A bstract Lorentzian gravitational path integral for the Gauss-Bonnet gravity in 4 D is studied in the mini-superspace ansatz for metric. The gauge-fixed path-integral for Robin boundary choice is computed exactly using Airy -functions, where the dominant contribution comes from No-boundary geometries. The lapse integral is further analysed using saddle-point methods to compare with exact results. Picard-Lefschetz methods are utilized to find the relevant complex saddles and deformed contour of integration, thereby using WKB method to compute the integral along the deformed contour in the saddle-point approximation.
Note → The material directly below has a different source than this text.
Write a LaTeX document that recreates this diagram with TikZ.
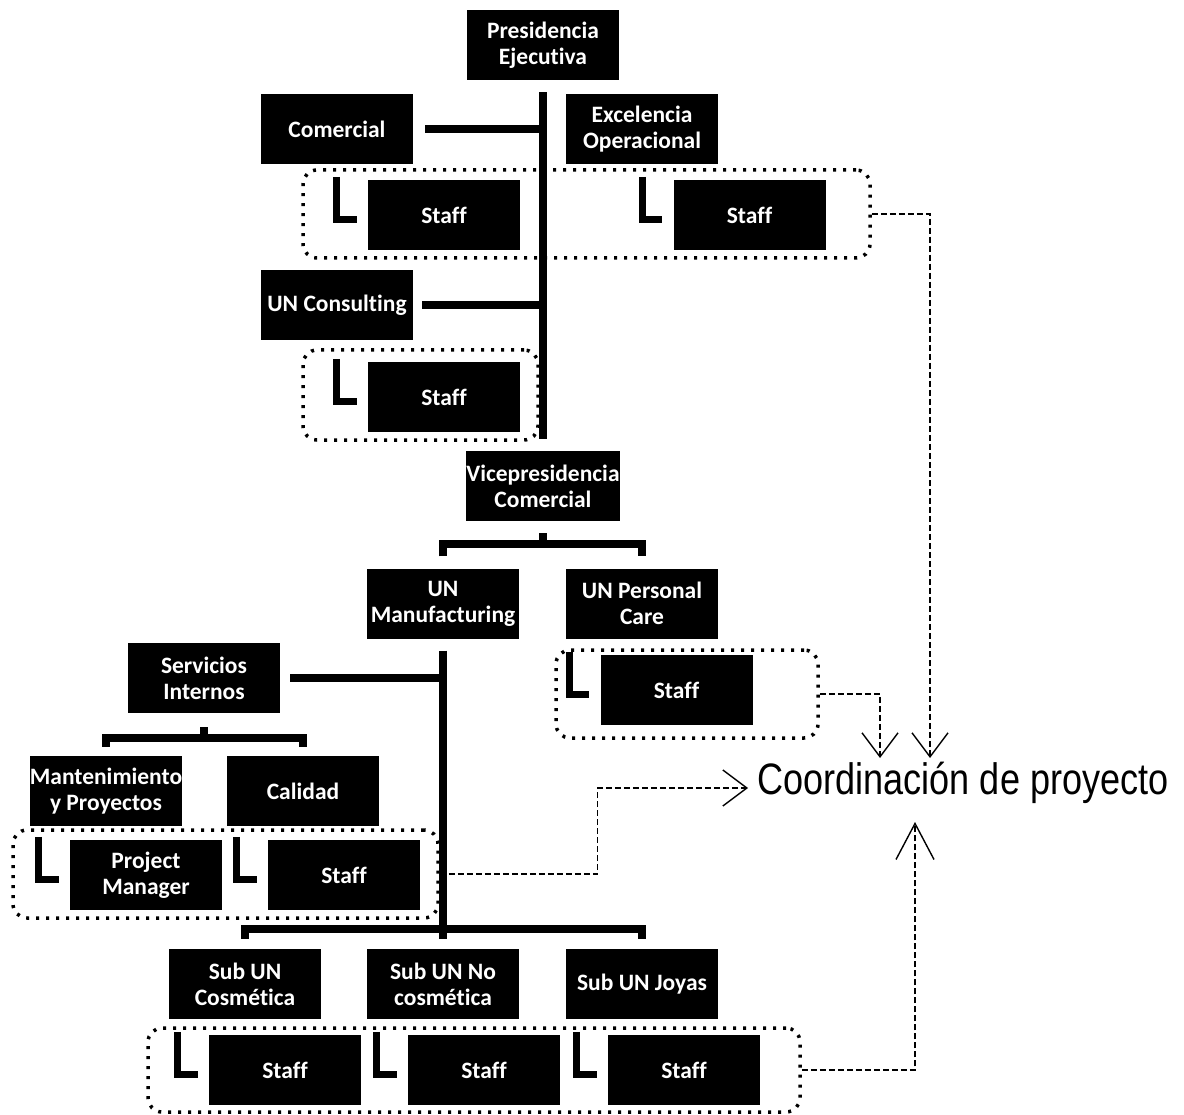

However, their successful application is possible only when system is devoid of degeneracies, which in present case appear in two types: type-1 where the flow-lines starting from neighbouring saddles overlap leading to ambiguities in deciding the relevance of saddles, type-2 where saddles merge for specific choices of boundary parameters leading to failure of WKB. Overcoming degeneracies using artificial defects introduces ambiguities due to the choice of defects involved. Corrections from quantum fluctuations of scale-factor overcome degeneracies only partially (lifts type-2 completely with partial resolution of type-1 ), with the residual lifted fluently by complex deformation of ( G ℏ). Anti-linear symmetry present in various forms in the lapse action is the reason behind all the type-1 degeneracies. Any form of defect or deformation breaking anti-linearity resolves type-1 degeneracies, indicating complex deformation of ( G ℏ) as an ideal choice. Compatibility with the KSW criterion is analyzed after symmetry breaking. Complex deformation of ( G ℏ) modifies the KSW criterion, imposing a strong constraint on the deformation if No-boundary geometries are required to be always KSW-allowed.